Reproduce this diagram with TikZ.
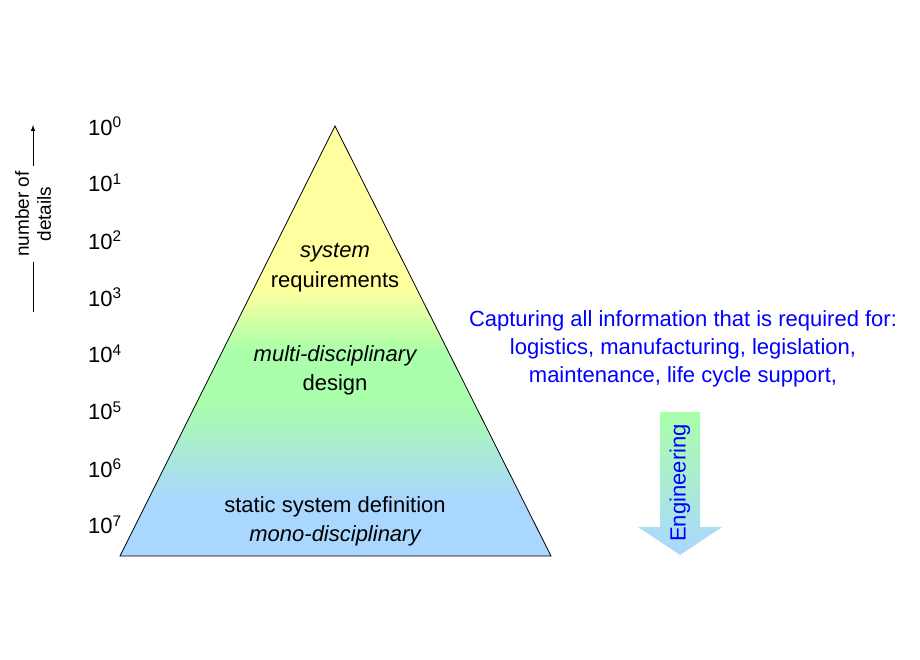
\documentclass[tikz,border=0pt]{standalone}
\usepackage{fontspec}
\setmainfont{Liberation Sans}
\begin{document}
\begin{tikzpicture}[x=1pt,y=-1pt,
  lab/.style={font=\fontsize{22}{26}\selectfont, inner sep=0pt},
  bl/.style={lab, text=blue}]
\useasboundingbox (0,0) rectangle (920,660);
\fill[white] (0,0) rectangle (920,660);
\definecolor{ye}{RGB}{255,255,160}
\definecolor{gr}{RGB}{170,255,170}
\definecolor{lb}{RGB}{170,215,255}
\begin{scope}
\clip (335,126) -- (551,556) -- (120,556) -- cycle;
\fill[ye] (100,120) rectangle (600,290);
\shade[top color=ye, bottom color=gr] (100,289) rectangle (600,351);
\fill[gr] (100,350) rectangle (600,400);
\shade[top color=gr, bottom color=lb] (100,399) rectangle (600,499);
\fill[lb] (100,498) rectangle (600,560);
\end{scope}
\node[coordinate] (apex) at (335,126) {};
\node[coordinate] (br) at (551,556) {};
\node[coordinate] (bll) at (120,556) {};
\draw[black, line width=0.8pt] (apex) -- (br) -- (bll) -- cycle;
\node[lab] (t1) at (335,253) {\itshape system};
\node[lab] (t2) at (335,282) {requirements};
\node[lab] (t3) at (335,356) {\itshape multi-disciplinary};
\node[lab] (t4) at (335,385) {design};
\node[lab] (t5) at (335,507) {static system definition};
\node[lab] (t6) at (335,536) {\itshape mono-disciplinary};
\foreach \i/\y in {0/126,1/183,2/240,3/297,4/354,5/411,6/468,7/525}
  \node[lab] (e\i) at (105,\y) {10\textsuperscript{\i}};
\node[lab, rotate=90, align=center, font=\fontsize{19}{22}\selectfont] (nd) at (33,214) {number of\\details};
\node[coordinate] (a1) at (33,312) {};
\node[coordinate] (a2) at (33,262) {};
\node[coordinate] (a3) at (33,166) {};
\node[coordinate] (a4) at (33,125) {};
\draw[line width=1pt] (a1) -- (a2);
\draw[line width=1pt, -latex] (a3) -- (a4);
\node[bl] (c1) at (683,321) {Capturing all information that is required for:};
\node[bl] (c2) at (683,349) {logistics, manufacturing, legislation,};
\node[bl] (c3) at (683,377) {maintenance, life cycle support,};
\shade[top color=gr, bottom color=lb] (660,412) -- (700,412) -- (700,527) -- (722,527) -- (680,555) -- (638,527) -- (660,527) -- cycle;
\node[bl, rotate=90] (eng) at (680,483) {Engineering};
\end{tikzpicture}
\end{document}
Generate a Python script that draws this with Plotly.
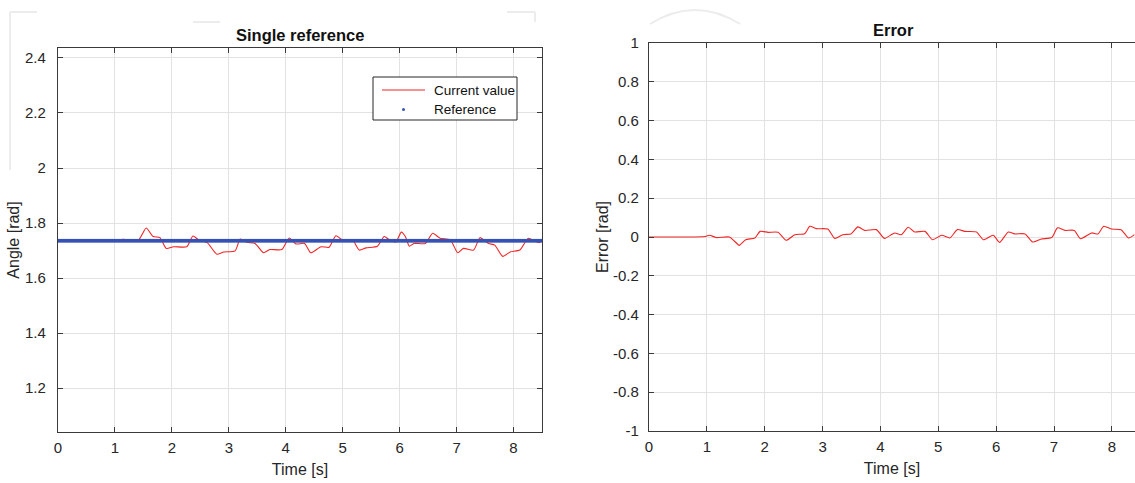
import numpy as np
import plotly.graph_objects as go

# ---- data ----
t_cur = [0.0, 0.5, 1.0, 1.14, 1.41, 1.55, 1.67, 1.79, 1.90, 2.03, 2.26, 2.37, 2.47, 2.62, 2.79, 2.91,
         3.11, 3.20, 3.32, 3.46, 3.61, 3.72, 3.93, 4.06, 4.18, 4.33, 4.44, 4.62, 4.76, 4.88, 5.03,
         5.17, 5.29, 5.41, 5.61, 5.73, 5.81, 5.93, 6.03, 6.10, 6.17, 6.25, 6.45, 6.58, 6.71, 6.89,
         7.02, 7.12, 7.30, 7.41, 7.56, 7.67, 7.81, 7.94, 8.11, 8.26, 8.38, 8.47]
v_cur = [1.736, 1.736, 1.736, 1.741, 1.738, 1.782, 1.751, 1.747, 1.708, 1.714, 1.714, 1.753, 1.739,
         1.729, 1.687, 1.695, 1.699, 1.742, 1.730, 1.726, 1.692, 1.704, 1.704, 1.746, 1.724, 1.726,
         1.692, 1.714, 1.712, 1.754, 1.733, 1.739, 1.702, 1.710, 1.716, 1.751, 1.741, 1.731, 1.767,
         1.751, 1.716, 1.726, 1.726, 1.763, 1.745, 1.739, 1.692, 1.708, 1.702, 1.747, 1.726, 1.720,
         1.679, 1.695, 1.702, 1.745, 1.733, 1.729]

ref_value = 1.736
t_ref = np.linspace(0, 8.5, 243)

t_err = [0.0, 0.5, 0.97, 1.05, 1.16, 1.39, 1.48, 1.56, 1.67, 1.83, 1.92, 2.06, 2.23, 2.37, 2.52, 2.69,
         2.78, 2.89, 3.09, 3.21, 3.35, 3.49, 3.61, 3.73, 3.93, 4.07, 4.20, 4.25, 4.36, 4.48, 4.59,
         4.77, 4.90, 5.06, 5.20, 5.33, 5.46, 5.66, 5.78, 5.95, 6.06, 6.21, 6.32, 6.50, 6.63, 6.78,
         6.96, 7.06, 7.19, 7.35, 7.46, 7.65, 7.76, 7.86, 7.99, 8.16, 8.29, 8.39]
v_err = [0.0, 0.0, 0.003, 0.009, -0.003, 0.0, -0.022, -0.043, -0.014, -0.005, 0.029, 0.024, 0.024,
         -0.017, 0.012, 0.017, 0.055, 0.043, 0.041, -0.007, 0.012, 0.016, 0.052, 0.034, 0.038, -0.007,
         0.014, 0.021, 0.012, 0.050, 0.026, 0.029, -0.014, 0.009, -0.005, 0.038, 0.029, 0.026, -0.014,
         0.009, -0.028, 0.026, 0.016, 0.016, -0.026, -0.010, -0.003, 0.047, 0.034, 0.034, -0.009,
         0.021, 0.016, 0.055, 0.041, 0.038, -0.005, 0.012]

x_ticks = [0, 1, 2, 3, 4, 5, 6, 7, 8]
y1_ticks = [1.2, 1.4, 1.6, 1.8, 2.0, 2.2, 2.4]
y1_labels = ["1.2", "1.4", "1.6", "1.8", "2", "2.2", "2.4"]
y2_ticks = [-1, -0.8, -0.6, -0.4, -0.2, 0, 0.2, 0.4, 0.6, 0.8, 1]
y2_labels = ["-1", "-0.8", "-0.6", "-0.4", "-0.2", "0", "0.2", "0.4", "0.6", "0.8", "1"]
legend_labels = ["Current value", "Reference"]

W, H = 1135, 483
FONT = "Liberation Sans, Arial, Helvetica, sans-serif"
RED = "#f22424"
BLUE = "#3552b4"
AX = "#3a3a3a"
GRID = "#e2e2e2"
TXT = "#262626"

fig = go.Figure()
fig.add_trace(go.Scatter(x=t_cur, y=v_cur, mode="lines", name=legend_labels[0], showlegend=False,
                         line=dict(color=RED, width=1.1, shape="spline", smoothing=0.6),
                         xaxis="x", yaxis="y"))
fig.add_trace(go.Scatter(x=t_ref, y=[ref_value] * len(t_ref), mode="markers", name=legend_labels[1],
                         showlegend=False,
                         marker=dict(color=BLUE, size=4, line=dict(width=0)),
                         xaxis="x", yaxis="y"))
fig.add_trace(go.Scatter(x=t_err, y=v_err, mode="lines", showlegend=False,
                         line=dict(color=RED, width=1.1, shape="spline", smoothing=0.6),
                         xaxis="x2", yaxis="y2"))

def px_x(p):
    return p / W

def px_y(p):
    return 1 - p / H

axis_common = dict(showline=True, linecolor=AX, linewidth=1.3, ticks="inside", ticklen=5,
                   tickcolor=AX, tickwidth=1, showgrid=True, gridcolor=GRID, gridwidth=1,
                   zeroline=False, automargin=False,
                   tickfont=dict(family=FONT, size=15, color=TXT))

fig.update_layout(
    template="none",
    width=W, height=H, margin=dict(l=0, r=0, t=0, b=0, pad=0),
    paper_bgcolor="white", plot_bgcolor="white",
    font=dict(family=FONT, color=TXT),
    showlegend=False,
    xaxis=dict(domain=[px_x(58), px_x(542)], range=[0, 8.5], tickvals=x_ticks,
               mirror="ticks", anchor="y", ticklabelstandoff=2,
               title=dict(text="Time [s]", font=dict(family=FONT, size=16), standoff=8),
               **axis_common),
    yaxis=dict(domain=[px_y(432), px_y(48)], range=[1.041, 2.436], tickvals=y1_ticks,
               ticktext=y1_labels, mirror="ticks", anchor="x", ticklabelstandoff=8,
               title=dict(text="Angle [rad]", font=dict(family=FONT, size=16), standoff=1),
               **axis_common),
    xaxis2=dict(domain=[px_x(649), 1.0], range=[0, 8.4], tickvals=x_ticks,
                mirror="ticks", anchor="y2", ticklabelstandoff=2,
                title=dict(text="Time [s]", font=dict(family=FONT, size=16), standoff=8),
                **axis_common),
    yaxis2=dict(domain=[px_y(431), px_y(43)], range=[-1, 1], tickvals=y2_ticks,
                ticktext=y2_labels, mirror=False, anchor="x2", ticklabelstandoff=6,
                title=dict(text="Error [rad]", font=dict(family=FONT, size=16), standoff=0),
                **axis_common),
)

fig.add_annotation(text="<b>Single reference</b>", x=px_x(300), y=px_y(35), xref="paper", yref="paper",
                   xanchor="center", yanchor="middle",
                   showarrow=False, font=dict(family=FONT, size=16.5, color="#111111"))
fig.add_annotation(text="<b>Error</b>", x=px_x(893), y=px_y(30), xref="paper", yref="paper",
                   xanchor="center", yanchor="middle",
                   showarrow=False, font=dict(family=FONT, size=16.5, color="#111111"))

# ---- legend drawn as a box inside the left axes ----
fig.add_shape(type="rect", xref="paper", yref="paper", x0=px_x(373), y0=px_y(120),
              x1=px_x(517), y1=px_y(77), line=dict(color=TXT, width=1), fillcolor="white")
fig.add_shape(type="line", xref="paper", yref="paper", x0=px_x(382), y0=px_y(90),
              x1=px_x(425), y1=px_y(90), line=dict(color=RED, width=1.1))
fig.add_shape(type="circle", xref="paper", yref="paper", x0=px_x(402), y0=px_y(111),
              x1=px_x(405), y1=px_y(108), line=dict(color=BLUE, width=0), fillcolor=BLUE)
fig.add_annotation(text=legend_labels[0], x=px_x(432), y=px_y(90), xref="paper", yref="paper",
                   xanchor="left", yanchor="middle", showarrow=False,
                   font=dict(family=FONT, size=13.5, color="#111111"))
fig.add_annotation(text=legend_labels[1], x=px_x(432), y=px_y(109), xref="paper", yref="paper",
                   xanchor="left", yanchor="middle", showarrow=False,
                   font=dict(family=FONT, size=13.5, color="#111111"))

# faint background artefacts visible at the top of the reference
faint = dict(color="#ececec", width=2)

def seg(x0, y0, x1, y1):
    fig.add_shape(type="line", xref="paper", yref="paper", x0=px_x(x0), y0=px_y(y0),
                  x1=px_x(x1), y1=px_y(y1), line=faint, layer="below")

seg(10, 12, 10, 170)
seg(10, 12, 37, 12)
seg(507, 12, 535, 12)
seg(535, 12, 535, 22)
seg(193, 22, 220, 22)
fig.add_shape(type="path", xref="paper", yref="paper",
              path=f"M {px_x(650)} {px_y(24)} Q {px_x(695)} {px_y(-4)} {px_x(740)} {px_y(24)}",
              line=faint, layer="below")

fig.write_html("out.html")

----------------------------------------

> _What you will do_
Only the lines from the one with "Generate a Python" down to the one with "t_ref = np.linspace(0, 8.5, 243)" belong in your copy, both ends included; write them out exactly and skip any pictures.

> _Written solution_
Generate a Python script that draws this with Plotly.
import numpy as np
import plotly.graph_objects as go

# ---- data ----
t_cur = [0.0, 0.5, 1.0, 1.14, 1.41, 1.55, 1.67, 1.79, 1.90, 2.03, 2.26, 2.37, 2.47, 2.62, 2.79, 2.91,
         3.11, 3.20, 3.32, 3.46, 3.61, 3.72, 3.93, 4.06, 4.18, 4.33, 4.44, 4.62, 4.76, 4.88, 5.03,
         5.17, 5.29, 5.41, 5.61, 5.73, 5.81, 5.93, 6.03, 6.10, 6.17, 6.25, 6.45, 6.58, 6.71, 6.89,
         7.02, 7.12, 7.30, 7.41, 7.56, 7.67, 7.81, 7.94, 8.11, 8.26, 8.38, 8.47]
v_cur = [1.736, 1.736, 1.736, 1.741, 1.738, 1.782, 1.751, 1.747, 1.708, 1.714, 1.714, 1.753, 1.739,
         1.729, 1.687, 1.695, 1.699, 1.742, 1.730, 1.726, 1.692, 1.704, 1.704, 1.746, 1.724, 1.726,
         1.692, 1.714, 1.712, 1.754, 1.733, 1.739, 1.702, 1.710, 1.716, 1.751, 1.741, 1.731, 1.767,
         1.751, 1.716, 1.726, 1.726, 1.763, 1.745, 1.739, 1.692, 1.708, 1.702, 1.747, 1.726, 1.720,
         1.679, 1.695, 1.702, 1.745, 1.733, 1.729]

ref_value = 1.736
t_ref = np.linspace(0, 8.5, 243)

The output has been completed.